*Source excerpt*.
++++

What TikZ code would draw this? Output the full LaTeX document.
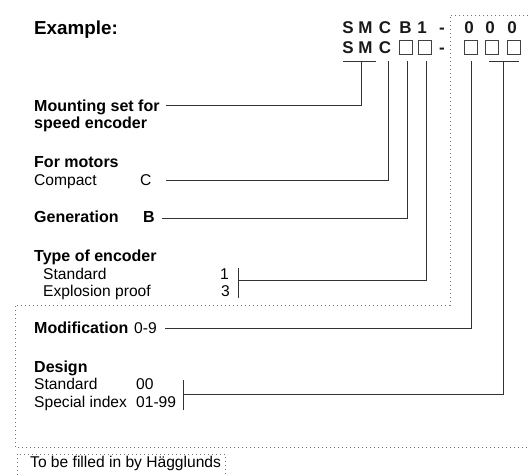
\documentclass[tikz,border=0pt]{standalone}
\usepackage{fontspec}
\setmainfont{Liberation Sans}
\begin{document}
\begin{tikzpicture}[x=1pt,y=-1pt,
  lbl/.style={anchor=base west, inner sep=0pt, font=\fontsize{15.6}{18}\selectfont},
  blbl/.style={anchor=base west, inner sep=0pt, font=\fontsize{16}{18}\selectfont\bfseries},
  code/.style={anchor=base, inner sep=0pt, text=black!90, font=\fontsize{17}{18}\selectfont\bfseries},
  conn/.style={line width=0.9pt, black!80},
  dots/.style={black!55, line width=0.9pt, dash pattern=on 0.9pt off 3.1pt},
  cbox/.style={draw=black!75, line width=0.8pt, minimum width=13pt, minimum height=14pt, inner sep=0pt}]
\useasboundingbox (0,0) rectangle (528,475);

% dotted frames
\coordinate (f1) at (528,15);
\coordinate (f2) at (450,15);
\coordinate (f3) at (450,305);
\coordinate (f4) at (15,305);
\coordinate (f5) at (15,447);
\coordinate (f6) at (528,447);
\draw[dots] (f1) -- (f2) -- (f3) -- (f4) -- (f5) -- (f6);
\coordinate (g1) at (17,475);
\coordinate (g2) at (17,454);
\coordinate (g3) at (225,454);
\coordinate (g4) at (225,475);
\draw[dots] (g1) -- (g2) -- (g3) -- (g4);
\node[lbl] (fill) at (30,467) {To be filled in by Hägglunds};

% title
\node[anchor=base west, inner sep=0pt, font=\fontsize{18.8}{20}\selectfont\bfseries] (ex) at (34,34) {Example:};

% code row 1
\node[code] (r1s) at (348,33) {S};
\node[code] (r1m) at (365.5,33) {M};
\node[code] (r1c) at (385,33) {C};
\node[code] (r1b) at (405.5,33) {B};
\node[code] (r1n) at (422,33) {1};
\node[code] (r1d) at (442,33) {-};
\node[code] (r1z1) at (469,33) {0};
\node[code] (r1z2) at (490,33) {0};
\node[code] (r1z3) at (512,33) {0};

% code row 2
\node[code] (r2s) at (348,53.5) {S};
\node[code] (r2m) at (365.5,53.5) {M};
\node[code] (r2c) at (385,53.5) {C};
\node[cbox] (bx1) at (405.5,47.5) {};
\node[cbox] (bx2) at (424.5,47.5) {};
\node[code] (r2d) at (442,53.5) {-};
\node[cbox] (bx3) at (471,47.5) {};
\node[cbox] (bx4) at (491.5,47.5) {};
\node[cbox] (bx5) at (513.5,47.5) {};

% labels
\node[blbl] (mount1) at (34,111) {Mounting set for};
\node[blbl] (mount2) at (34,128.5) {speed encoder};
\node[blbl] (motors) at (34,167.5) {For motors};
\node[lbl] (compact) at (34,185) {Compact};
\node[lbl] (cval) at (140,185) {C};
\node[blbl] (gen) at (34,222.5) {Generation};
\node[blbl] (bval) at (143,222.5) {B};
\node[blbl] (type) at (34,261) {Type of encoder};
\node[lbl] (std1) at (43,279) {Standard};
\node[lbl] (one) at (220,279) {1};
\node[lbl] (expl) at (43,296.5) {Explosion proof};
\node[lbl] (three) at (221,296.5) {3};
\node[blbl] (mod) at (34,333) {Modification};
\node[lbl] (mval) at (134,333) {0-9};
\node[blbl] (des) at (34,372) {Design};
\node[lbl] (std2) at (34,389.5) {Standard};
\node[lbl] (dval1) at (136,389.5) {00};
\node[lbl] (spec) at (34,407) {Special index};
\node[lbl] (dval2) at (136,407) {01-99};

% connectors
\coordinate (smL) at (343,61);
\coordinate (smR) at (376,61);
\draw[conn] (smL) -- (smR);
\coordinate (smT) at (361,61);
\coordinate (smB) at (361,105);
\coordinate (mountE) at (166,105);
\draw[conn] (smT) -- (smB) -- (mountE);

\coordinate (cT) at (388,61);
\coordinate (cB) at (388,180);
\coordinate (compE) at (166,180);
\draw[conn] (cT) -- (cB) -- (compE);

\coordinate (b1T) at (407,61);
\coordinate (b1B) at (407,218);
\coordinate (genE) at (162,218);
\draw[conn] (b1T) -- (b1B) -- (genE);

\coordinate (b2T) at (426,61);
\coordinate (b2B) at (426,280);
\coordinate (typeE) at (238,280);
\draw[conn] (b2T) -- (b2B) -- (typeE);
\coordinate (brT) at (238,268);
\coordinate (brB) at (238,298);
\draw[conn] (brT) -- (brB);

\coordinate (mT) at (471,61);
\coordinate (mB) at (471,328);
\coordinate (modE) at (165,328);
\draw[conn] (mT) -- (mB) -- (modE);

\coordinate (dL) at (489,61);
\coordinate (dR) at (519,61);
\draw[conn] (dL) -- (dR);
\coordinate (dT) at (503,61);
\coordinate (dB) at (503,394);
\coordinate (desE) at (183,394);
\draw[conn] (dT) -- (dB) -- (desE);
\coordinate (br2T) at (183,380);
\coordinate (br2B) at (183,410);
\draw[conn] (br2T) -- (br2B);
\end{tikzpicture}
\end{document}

++++

Reproduce the full listing faithfully, but do not carry over any pictures.

What TikZ code would draw this? Output the full LaTeX document.
\documentclass[tikz,border=0pt]{standalone}
\usepackage{fontspec}
\setmainfont{Liberation Sans}
\begin{document}
\begin{tikzpicture}[x=1pt,y=-1pt,
  lbl/.style={anchor=base west, inner sep=0pt, font=\fontsize{15.6}{18}\selectfont},
  blbl/.style={anchor=base west, inner sep=0pt, font=\fontsize{16}{18}\selectfont\bfseries},
  code/.style={anchor=base, inner sep=0pt, text=black!90, font=\fontsize{17}{18}\selectfont\bfseries},
  conn/.style={line width=0.9pt, black!80},
  dots/.style={black!55, line width=0.9pt, dash pattern=on 0.9pt off 3.1pt},
  cbox/.style={draw=black!75, line width=0.8pt, minimum width=13pt, minimum height=14pt, inner sep=0pt}]
\useasboundingbox (0,0) rectangle (528,475);

% dotted frames
\coordinate (f1) at (528,15);
\coordinate (f2) at (450,15);
\coordinate (f3) at (450,305);
\coordinate (f4) at (15,305);
\coordinate (f5) at (15,447);
\coordinate (f6) at (528,447);
\draw[dots] (f1) -- (f2) -- (f3) -- (f4) -- (f5) -- (f6);
\coordinate (g1) at (17,475);
\coordinate (g2) at (17,454);
\coordinate (g3) at (225,454);
\coordinate (g4) at (225,475);
\draw[dots] (g1) -- (g2) -- (g3) -- (g4);
\node[lbl] (fill) at (30,467) {To be filled in by Hägglunds};

% title
\node[anchor=base west, inner sep=0pt, font=\fontsize{18.8}{20}\selectfont\bfseries] (ex) at (34,34) {Example:};

% code row 1
\node[code] (r1s) at (348,33) {S};
\node[code] (r1m) at (365.5,33) {M};
\node[code] (r1c) at (385,33) {C};
\node[code] (r1b) at (405.5,33) {B};
\node[code] (r1n) at (422,33) {1};
\node[code] (r1d) at (442,33) {-};
\node[code] (r1z1) at (469,33) {0};
\node[code] (r1z2) at (490,33) {0};
\node[code] (r1z3) at (512,33) {0};

% code row 2
\node[code] (r2s) at (348,53.5) {S};
\node[code] (r2m) at (365.5,53.5) {M};
\node[code] (r2c) at (385,53.5) {C};
\node[cbox] (bx1) at (405.5,47.5) {};
\node[cbox] (bx2) at (424.5,47.5) {};
\node[code] (r2d) at (442,53.5) {-};
\node[cbox] (bx3) at (471,47.5) {};
\node[cbox] (bx4) at (491.5,47.5) {};
\node[cbox] (bx5) at (513.5,47.5) {};

% labels
\node[blbl] (mount1) at (34,111) {Mounting set for};
\node[blbl] (mount2) at (34,128.5) {speed encoder};
\node[blbl] (motors) at (34,167.5) {For motors};
\node[lbl] (compact) at (34,185) {Compact};
\node[lbl] (cval) at (140,185) {C};
\node[blbl] (gen) at (34,222.5) {Generation};
\node[blbl] (bval) at (143,222.5) {B};
\node[blbl] (type) at (34,261) {Type of encoder};
\node[lbl] (std1) at (43,279) {Standard};
\node[lbl] (one) at (220,279) {1};
\node[lbl] (expl) at (43,296.5) {Explosion proof};
\node[lbl] (three) at (221,296.5) {3};
\node[blbl] (mod) at (34,333) {Modification};
\node[lbl] (mval) at (134,333) {0-9};
\node[blbl] (des) at (34,372) {Design};
\node[lbl] (std2) at (34,389.5) {Standard};
\node[lbl] (dval1) at (136,389.5) {00};
\node[lbl] (spec) at (34,407) {Special index};
\node[lbl] (dval2) at (136,407) {01-99};

% connectors
\coordinate (smL) at (343,61);
\coordinate (smR) at (376,61);
\draw[conn] (smL) -- (smR);
\coordinate (smT) at (361,61);
\coordinate (smB) at (361,105);
\coordinate (mountE) at (166,105);
\draw[conn] (smT) -- (smB) -- (mountE);

\coordinate (cT) at (388,61);
\coordinate (cB) at (388,180);
\coordinate (compE) at (166,180);
\draw[conn] (cT) -- (cB) -- (compE);

\coordinate (b1T) at (407,61);
\coordinate (b1B) at (407,218);
\coordinate (genE) at (162,218);
\draw[conn] (b1T) -- (b1B) -- (genE);

\coordinate (b2T) at (426,61);
\coordinate (b2B) at (426,280);
\coordinate (typeE) at (238,280);
\draw[conn] (b2T) -- (b2B) -- (typeE);
\coordinate (brT) at (238,268);
\coordinate (brB) at (238,298);
\draw[conn] (brT) -- (brB);

\coordinate (mT) at (471,61);
\coordinate (mB) at (471,328);
\coordinate (modE) at (165,328);
\draw[conn] (mT) -- (mB) -- (modE);

\coordinate (dL) at (489,61);
\coordinate (dR) at (519,61);
\draw[conn] (dL) -- (dR);
\coordinate (dT) at (503,61);
\coordinate (dB) at (503,394);
\coordinate (desE) at (183,394);
\draw[conn] (dT) -- (dB) -- (desE);
\coordinate (br2T) at (183,380);
\coordinate (br2B) at (183,410);
\draw[conn] (br2T) -- (br2B);
\end{tikzpicture}
\end{document}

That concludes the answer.